Giving Thanks

When looking back at my shooting career, it’s easy to forget some of the most important influences in my life.

I’d like to thank my parents. Neither of them shoots. They don’t own any guns. My mother, a diehard Massachusetts Democrat, tried in vain to keep me from even having toy guns when I was a kid. I never owned an airgun or bb gun. When my grandfather brought me home from the Lee Five and Dime with my first cowboy cap gun, I thought she was going to have a stroke. But my folks made all sorts of major decisions about our lives as I was growing up that I didn’t realize or understand until much later. We always lived in places with great public school districts… even if it meant my father had to endure long commutes or we had to live farther from relatives than my mother would have liked. They always encouraged me without being the “soccer Monday, tap lessons Tuesday, Japanese horticulture Wednesday” type who force their kids to be busy so much they never get a chance to be themselves. They helped put me through college and gave me (and my girlfriend, now wife) a place to live while I was in school. When I got involved in the firearms industry, they supported me as much as if I’d joined any other profession. Heck, Mom even lets me bring guns into her house now! While people say things like this all the time, I know that my parents would literally give up everything for me.

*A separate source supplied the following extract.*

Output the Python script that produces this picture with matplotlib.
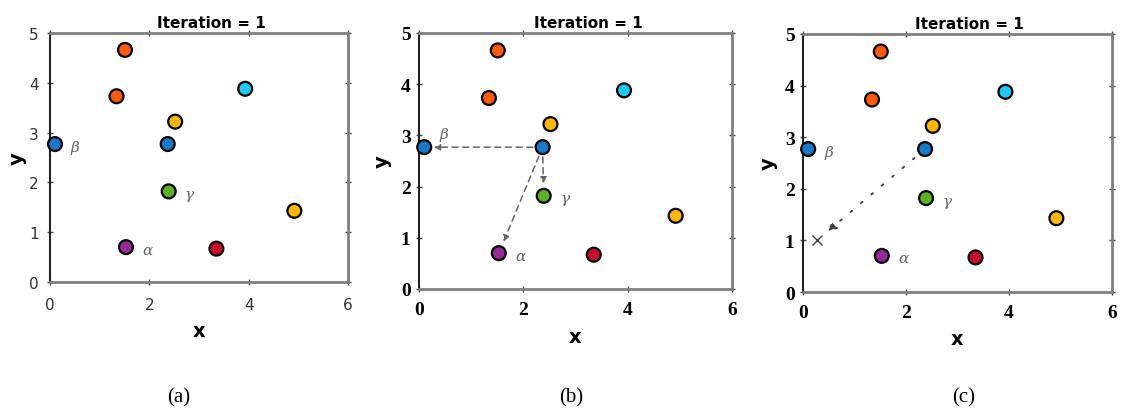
import matplotlib
matplotlib.use('Agg')
import matplotlib.pyplot as plt

# point data (same in every panel)
px = [1.51, 1.34, 3.93, 2.52, 0.10, 2.37, 2.39, 4.92, 1.53, 3.35]
py = [4.66, 3.73, 3.88, 3.22, 2.77, 2.77, 1.82, 1.43, 0.70, 0.67]
pcolors = ['#ff5a10', '#ff5a10', '#1ec8f0', '#ffb60a', '#1a78c8',
           '#1a78c8', '#5db024', '#ffb60a', '#962a96', '#c8102e']

# indices of labelled points
i_alpha, i_beta, i_gamma, i_src = 8, 4, 6, 5
cross_x, cross_y = 0.27, 1.0

xticks = [0, 2, 4, 6]
yticks = [0, 1, 2, 3, 4, 5]
title = 'Iteration = 1'
captions = ['(a)', '(b)', '(c)']

W, H = 1121, 414
fig = plt.figure(figsize=(W / 100, H / 100), dpi=100)

# axes boxes in pixels: left, right, top, bottom
boxes = [(50, 348, 34, 283), (419, 732, 34, 290), (803, 1112, 35, 293)]
cap_x = [179, 571, 964]
ylab_x = [17, 382, 768]
xlab_y = [332, 338, 340]

greek = dict(family='DejaVu Serif', style='italic', color='#666666', fontsize=11)
serif_bold = dict(family='Liberation Serif', fontweight='bold', fontsize=14)

for k, (l, r, t, b) in enumerate(boxes):
    ax = fig.add_axes([l / W, 1 - b / H, (r - l) / W, (b - t) / H])
    ax.set_xlim(0, 6)
    ax.set_ylim(0, 5)
    ax.set_xticks(xticks)
    ax.set_yticks(yticks)
    for side in ['top', 'right', 'bottom']:
        ax.spines[side].set_color('#808080')
        ax.spines[side].set_linewidth(2.0)
    ax.spines['left'].set_color('#222222')
    ax.spines['left'].set_linewidth(1.5)
    ax.tick_params(direction='inout', length=4, width=1, color='#444444',
                   top=True, right=True)
    if k == 0:
        ax.tick_params(axis='x', pad=9, labelsize=11, labelcolor='#333333')
        ax.tick_params(axis='y', pad=6, labelsize=11, labelcolor='#333333')
    else:
        ax.set_xticklabels([str(v) for v in xticks], fontdict=serif_bold)
        ax.set_yticklabels([str(v) for v in yticks], fontdict=serif_bold)
        ax.tick_params(axis='x', pad=7)
        ax.tick_params(axis='y', pad=4)

    # arrows first so the markers sit on top
    if k == 1:
        for tgt, sb in [(i_beta, 7), (i_gamma, 9), (i_alpha, 9)]:
            ax.annotate('', xy=(px[tgt], py[tgt]), xytext=(px[i_src], py[i_src]),
                        arrowprops=dict(arrowstyle='-|>,head_length=0.35,head_width=0.18',
                                        linestyle=(0, (4, 3)), color='#666666',
                                        lw=1.1, shrinkA=7, shrinkB=sb))
    if k == 2:
        ax.annotate('', xy=(cross_x, cross_y), xytext=(px[i_src], py[i_src]),
                    arrowprops=dict(arrowstyle='-|>,head_length=0.6,head_width=0.25',
                                    linestyle=(0, (1, 6)), color='#444444',
                                    lw=1.4, shrinkA=10, shrinkB=9))
        ax.plot([cross_x], [cross_y], marker='x', color='#444444',
                markersize=7, mew=1.0, linestyle='none')

    ax.scatter(px, py, s=100, c=pcolors, edgecolors='black', linewidths=1.6,
               zorder=5, clip_on=False)

    ax.text(px[i_alpha] + 0.32, py[i_alpha] - 0.05, 'α', va='center', **greek)
    ax.text(px[i_gamma] + 0.32, py[i_gamma] - 0.05, 'γ', va='center', **greek)
    if k == 1:
        ax.text(px[i_beta] + 0.3, py[i_beta] + 0.25, 'β', va='center', **greek)
    else:
        ax.text(px[i_beta] + 0.32, py[i_beta] - 0.05, 'β', va='center', **greek)

    ax.set_title(title, fontsize=11, fontweight='bold', pad=4, x=0.54)

    fig.text(ylab_x[k] / W, 1 - ((t + b) / 2) / H, 'y', rotation=90,
             ha='center', va='center', fontsize=14, fontweight='bold')
    fig.text(((l + r) / 2) / W, 1 - xlab_y[k] / H, 'x',
             ha='center', va='center', fontsize=14, fontweight='bold')
    fig.text(cap_x[k] / W, 1 - 398 / H, captions[k], ha='center', va='center',
             fontsize=15, family='Liberation Serif')

fig.savefig('out.png', dpi=100)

I’d like to thank my wife. When we met in college, I told her my career goal was to be a Supreme Court Justice. To say that my life has taken a major turn from that direction would be an obvious understatement. But she’s still here more than twenty years later. When I was spending our limited food & rent budget on ammo during school, she put up with it. When I took a low paying job in the industry rather than put my law degree to use, she put up with it. When I was going to the range six times a week and almost never spending time at home, she put up with it (ok, that part might have actually been a blessing for her). When she wrote a check to pay back my law school loans each month — while I was off blasting through another $100 of ammo at the range with a buddy — she never complained. When I decided to start my own business in a volatile segment of the industry, she supported me. There is absolutely no way I would be where I am today without her. She puts up with the travel, listening to me drone on about Glock ejectors during dinner, cases and cases of ammunition stacked up in our living room, our bedroom being turned into an office, our den being turned into a workshop, half of our kitchen being turned into a storage area… all while working in a high stress job of her own where she is, in her own right, a well known and highly regarded leader in her professional community.

As I write this, a friend calls to ask what I’m doing Saturday morning because a bunch of guys are getting together for some fun on a private range. The wife and I already have plans, but I know she’ll understand so…

ToddG

9 comments

  1. Nicely written, and I know you’ve really only scratched the surface on how much you love and are thankful for your wife. you are a blessed man dude.

  2. Range time in lieu of wife time…and she’ll understand. You really are a lucky, lucky man ;P

  3. Very well written, Todd. Excellent sentiments. Thank you for this site and for the information you make available to us here.